# [Requirement]
Retype only what runs from the first line of the listing to the line holding "dy = np.take_along_axis(dirs[:, 1], k[None], 0)[0]", both included. Do not retype the pictures.

# [Given data]
──────

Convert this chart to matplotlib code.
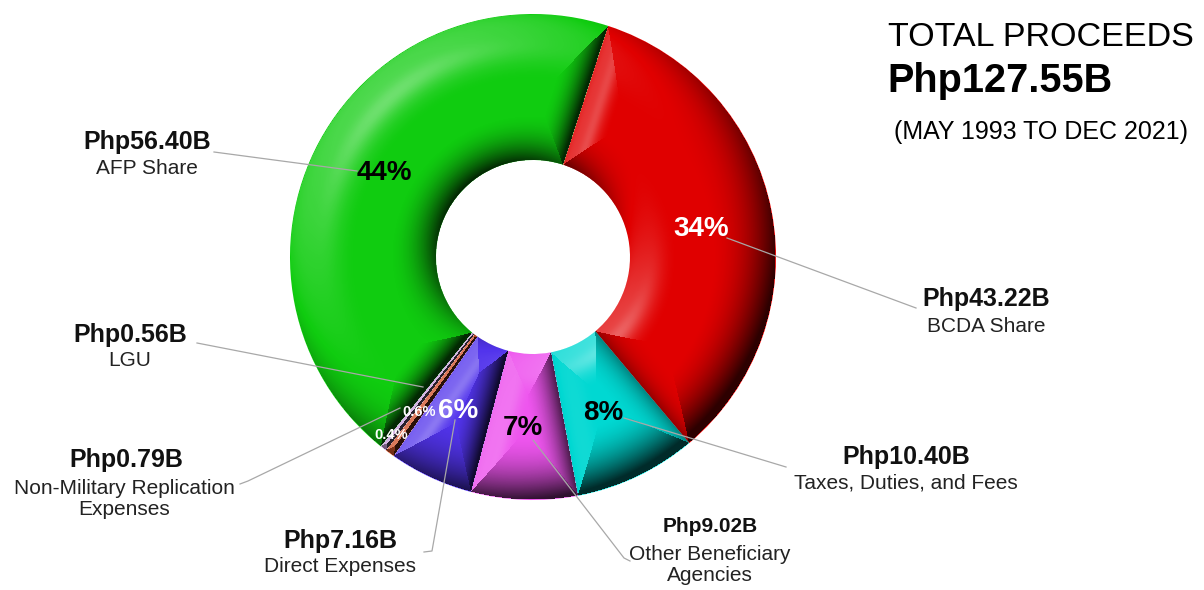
import numpy as np
import matplotlib.pyplot as plt
from matplotlib.patches import Wedge

# ---- data ----
names = ["BCDA Share", "Taxes, Duties, and Fees", "Other Beneficiary\nAgencies",
         "Direct Expenses", "Non-Military Replication\nExpenses", "LGU", "AFP Share"]
values = [43.22, 10.40, 9.02, 7.16, 0.79, 0.56, 56.40]   # billion Php
colors = ["#e00000", "#00d8d2", "#ee55ee", "#5234ec", "#d0522a", "#c9a0dc", "#10cc10"]
total_label = "Php127.55B"
period_label = "(MAY 1993 TO DEC 2021)"

W, H = 1204, 590


def py(y):
    # pixel row (from top) -> data y
    return H - y


def pct_text(v, tot):
    p = v / tot * 100
    return f"{p:.1f}%" if p < 1 else f"{p:.0f}%"


def bevel_overlay(vals, start, R, rin, n=486):
    """black/white alpha layer that fakes the 3D bevel of each slice"""
    edges = 360 * np.concatenate([[0], np.cumsum(vals)]) / np.sum(vals)
    u = np.linspace(-R, R, n)
    X, Y = np.meshgrid(u, u)
    r = np.hypot(X, Y)
    th = np.arctan2(Y, X)
    a = (start - np.degrees(th)) % 360
    idx = np.clip(np.searchsorted(edges, a, side="right") - 1, 0, len(vals) - 1)
    a_lo, a_hi = edges[idx], edges[idx + 1]

    d = np.stack([R - r, r - rin,
                  np.radians(a - a_lo) * r, np.radians(a_hi - a) * r])
    b = np.array([64.0, 46.0, 34.0, 34.0])[:, None, None]
    s = d / b
    k = np.argmin(s, axis=0)
    smin = np.min(s, axis=0)

    er = np.stack([np.cos(th), np.sin(th)])
    et = np.stack([-np.sin(th), np.cos(th)])
    dirs = np.stack([er, -er, et, -et])            # outward direction per edge
    dx = np.take_along_axis(dirs[:, 0], k[None], 0)[0]
    dy = np.take_along_axis(dirs[:, 1], k[None], 0)[0]

    tmax = np.where(k == 1, np.radians(58), np.radians(66))
    tilt = tmax * np.clip(1 - smin, 0, 1) ** 1.6
    nx, ny, nz = np.sin(tilt) * dx, np.sin(tilt) * dy, np.cos(tilt)
    L = np.array([-0.55, 0.6, 0.75])
    L = L / np.linalg.norm(L)
    diff = nx * L[0] + ny * L[1] + nz * L[2] - L[2]

    # specular highlight
    hv = L + np.array([0, 0, 1.0])
    hv = hv / np.linalg.norm(hv)
    spec = np.clip(nx * hv[0] + ny * hv[1] + nz * hv[2], 0, 1) ** 40

    img = np.zeros((n, n, 4))
    light = diff > 0
    img[..., :3] = np.where(light, 1.0, 0.0)[..., None]
    alpha = np.where(light, np.clip(diff * 0.8, 0, 0.3), np.clip(-diff * 0.9, 0, 0.8))
    img[..., 3] = np.clip(alpha + 0.2 * spec * light, 0, 0.9)
    img[(r > R) | (r < rin), 3] = 0
    return img


fig = plt.figure(figsize=(W / 100, H / 100), dpi=100)
ax = fig.add_axes([0, 0, 1, 1])

cx, cy = 533, py(257)
R, rin = 243, 97
start = 72

wedges, _ = ax.pie(values, colors=colors, startangle=start, counterclock=False,
                   radius=R, center=(cx, cy),
                   wedgeprops=dict(width=R - rin, linewidth=0))

shade = bevel_overlay(values, start, R, rin)
im = ax.imshow(shade, extent=(cx - R, cx + R, cy - R, cy + R), origin="lower",
               interpolation="bilinear", zorder=3)
ring = Wedge((cx, cy), R, 0, 360, width=R - rin, transform=ax.transData)
im.set_clip_path(ring)

ax.set_xlim(0, W)
ax.set_ylim(0, H)
ax.set_aspect("equal")
ax.axis("off")

font = "Liberation Sans"
tot = sum(values)

# percentage labels on the ring
pct_pos = [(701, 229), (603, 413), (523, 428), (458, 411), (419, 412), (391, 435), (384, 173)]
pct_col = ["white", "black", "black", "white", "white", "white", "black"]
for v, (x, y), c in zip(values, pct_pos, pct_col):
    fs = 20 if v / tot >= 0.01 else 10.5
    ax.text(x, py(y), pct_text(v, tot), color=c, fontsize=fs, fontweight="bold",
            family=font, ha="center", va="center", zorder=5)

# outside labels: bold value + name
val_pos = [(986, 299), (906, 457), (710, 527), (340, 541), (126, 460), (130, 335), (147, 142)]
name_pos = [(986, 326), (906, 483), (710, 565), (340, 567), (124, 499), (130, 361), (147, 168)]
val_fs = [18, 18, 15, 18, 18, 18, 18]
for v, nm, (vx, vy), (nx_, ny_), fs in zip(values, names, val_pos, name_pos, val_fs):
    ax.text(vx, py(vy), f"Php{v:.2f}B", fontsize=fs, fontweight="bold", family=font,
            ha="center", va="center", color="#111111", zorder=5)
    ax.text(nx_, py(ny_), nm, fontsize=15, family=font, ha="center", va="center",
            color="#222222", linespacing=1.15, zorder=5)

# leader lines
leaders = [
    [(727, 238), (916, 308)],
    [(624, 418), (786, 467)],
    [(533, 440), (624, 558), (630, 561)],
    [(455, 420), (432, 551), (424, 552)],
    [(240, 484), (248, 481), (400, 408)],
    [(197, 343), (423, 387)],
    [(214, 152), (357, 171)],
]
for pts in leaders:
    xs = [p[0] for p in pts]
    ys = [py(p[1]) for p in pts]
    ax.plot(xs, ys, color="#a8a8a8", lw=0.9, zorder=4)

# title block
ax.text(888, py(37), "TOTAL PROCEEDS", fontsize=24.6, family=font, ha="left", va="center")
ax.text(887, py(81), total_label, fontsize=28.5, fontweight="bold", family=font,
        ha="left", va="center")
ax.text(894, py(132), period_label, fontsize=18, family=font, ha="left", va="center")

fig.savefig("out.png", dpi=100)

──────

# [Response]
Convert this chart to matplotlib code.
import numpy as np
import matplotlib.pyplot as plt
from matplotlib.patches import Wedge

# ---- data ----
names = ["BCDA Share", "Taxes, Duties, and Fees", "Other Beneficiary\nAgencies",
         "Direct Expenses", "Non-Military Replication\nExpenses", "LGU", "AFP Share"]
values = [43.22, 10.40, 9.02, 7.16, 0.79, 0.56, 56.40]   # billion Php
colors = ["#e00000", "#00d8d2", "#ee55ee", "#5234ec", "#d0522a", "#c9a0dc", "#10cc10"]
total_label = "Php127.55B"
period_label = "(MAY 1993 TO DEC 2021)"

W, H = 1204, 590


def py(y):
    # pixel row (from top) -> data y
    return H - y


def pct_text(v, tot):
    p = v / tot * 100
    return f"{p:.1f}%" if p < 1 else f"{p:.0f}%"


def bevel_overlay(vals, start, R, rin, n=486):
    """black/white alpha layer that fakes the 3D bevel of each slice"""
    edges = 360 * np.concatenate([[0], np.cumsum(vals)]) / np.sum(vals)
    u = np.linspace(-R, R, n)
    X, Y = np.meshgrid(u, u)
    r = np.hypot(X, Y)
    th = np.arctan2(Y, X)
    a = (start - np.degrees(th)) % 360
    idx = np.clip(np.searchsorted(edges, a, side="right") - 1, 0, len(vals) - 1)
    a_lo, a_hi = edges[idx], edges[idx + 1]

    d = np.stack([R - r, r - rin,
                  np.radians(a - a_lo) * r, np.radians(a_hi - a) * r])
    b = np.array([64.0, 46.0, 34.0, 34.0])[:, None, None]
    s = d / b
    k = np.argmin(s, axis=0)
    smin = np.min(s, axis=0)

    er = np.stack([np.cos(th), np.sin(th)])
    et = np.stack([-np.sin(th), np.cos(th)])
    dirs = np.stack([er, -er, et, -et])            # outward direction per edge
    dx = np.take_along_axis(dirs[:, 0], k[None], 0)[0]
    dy = np.take_along_axis(dirs[:, 1], k[None], 0)[0]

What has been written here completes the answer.